When you’re questioned in custody, the police are required to read you your rights and offer you the opportunity to have an attorney present. However, the idea that charges must be dismissed if the police failed to read your rights is overly optimistic, and can lead to a dangerous false sense of security.
First, the police aren’t always required to read your rights before questioning you; that only comes into play during “custodial interrogation“.
Second, even if the police were required to read you your rights and failed to do so, the charges won’t necessarily be dismissed. In fact, they usually won’t. In most circumstances, if the police were required to read your rights and failed to do so, then whatever information they gathered during that questioning cannot be used against you.
Sometimes that leaves the prosecution without sufficient evidence to go ahead with the case against you, but in most cases it only means that your statement is excluded and the case moves forward without it. If other evidence exists, such as physical evidence, witnesses, or a police report, it may still be used in your case.
Criminal Law Myth # 2: “That’s entrapment!”
Entrapment has a very specific meaning in the criminal justice system, and it doesn’t mean most of the things that the average person believes that it means. In simple terms, entrapment means that law enforcement officers led you to do something that you wouldn’t have done unless they’d encouraged you to do it.
The fact that the government provided the opportunity to commit the crime is generally not sufficient to establish entrapment if you were ready and willing to commit the crime.
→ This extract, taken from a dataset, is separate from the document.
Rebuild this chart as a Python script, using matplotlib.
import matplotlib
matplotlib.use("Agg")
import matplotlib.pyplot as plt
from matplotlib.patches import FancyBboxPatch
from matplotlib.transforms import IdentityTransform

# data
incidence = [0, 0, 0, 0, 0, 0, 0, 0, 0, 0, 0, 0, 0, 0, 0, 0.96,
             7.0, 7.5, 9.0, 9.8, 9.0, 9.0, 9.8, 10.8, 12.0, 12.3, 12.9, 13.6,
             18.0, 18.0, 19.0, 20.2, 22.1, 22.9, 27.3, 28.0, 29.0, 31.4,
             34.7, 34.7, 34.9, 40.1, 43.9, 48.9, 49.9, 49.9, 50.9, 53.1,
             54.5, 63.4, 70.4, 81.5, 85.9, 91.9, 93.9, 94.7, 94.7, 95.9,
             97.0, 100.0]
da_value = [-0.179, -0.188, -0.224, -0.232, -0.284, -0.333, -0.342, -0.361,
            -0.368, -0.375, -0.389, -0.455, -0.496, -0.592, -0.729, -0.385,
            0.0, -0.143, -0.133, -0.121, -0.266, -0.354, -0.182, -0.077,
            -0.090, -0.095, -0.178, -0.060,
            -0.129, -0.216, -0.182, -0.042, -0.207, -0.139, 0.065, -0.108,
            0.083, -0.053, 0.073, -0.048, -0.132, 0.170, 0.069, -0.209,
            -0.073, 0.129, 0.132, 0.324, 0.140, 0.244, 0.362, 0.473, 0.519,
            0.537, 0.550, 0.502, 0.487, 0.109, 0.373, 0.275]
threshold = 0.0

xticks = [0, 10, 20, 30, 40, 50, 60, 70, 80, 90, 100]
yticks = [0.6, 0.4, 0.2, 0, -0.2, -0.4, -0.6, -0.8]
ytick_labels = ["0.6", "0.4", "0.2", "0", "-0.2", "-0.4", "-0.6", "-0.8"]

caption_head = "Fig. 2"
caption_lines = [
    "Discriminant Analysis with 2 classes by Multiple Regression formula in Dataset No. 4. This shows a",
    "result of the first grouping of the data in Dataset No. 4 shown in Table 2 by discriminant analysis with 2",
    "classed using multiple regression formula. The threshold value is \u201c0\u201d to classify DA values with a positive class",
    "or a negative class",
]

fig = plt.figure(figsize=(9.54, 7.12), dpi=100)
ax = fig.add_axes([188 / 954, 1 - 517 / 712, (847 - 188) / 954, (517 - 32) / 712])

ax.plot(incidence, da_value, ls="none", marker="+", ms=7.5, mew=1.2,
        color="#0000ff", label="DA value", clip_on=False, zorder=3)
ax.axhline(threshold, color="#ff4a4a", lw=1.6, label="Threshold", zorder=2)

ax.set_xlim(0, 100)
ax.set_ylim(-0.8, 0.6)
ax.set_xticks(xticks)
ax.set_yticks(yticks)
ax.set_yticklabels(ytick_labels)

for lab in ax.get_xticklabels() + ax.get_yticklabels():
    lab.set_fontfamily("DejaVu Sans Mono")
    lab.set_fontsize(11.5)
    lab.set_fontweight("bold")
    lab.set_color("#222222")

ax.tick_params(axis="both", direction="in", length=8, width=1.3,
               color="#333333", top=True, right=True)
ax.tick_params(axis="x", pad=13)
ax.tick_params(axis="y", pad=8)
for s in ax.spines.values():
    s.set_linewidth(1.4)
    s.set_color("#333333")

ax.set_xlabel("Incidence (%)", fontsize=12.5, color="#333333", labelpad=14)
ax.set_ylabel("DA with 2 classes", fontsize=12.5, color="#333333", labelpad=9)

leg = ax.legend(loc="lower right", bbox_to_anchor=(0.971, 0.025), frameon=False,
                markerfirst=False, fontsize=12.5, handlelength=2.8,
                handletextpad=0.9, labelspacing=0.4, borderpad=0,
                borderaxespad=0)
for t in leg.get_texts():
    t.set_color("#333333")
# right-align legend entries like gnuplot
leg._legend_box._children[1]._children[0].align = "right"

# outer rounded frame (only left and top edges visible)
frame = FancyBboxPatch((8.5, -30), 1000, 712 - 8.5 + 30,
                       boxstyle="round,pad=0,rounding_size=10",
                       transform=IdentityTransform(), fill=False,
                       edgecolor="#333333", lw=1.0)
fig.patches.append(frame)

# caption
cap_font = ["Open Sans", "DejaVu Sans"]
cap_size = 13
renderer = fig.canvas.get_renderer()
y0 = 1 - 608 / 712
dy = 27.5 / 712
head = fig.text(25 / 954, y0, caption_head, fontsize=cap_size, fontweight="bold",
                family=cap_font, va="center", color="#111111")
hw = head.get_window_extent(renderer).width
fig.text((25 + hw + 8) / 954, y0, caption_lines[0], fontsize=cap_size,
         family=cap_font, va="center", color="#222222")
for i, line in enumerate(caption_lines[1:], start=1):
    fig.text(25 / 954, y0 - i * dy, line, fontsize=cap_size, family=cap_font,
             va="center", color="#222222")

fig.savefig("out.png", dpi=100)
This includes trying to buy illegal drugs or solicit prostitution from an undercover police officer.
Criminal Law Myth # 3: “My juvenile record is sealed.”
It’s certainly true that most juvenile criminal records can be sealed, but if you have a juvenile criminal record, chances are good that it has not been sealed unless you took specific action to make that happen. Although many people assume that juvenile criminal records are automatically sealed, most states require that you make a request or a motion in order to have your records sealed. If you have a juvenile criminal history and have been assuming that your records are sealed, check into the laws in your state. You will probably need to take legal action if you wish to have your juvenile criminal record sealed.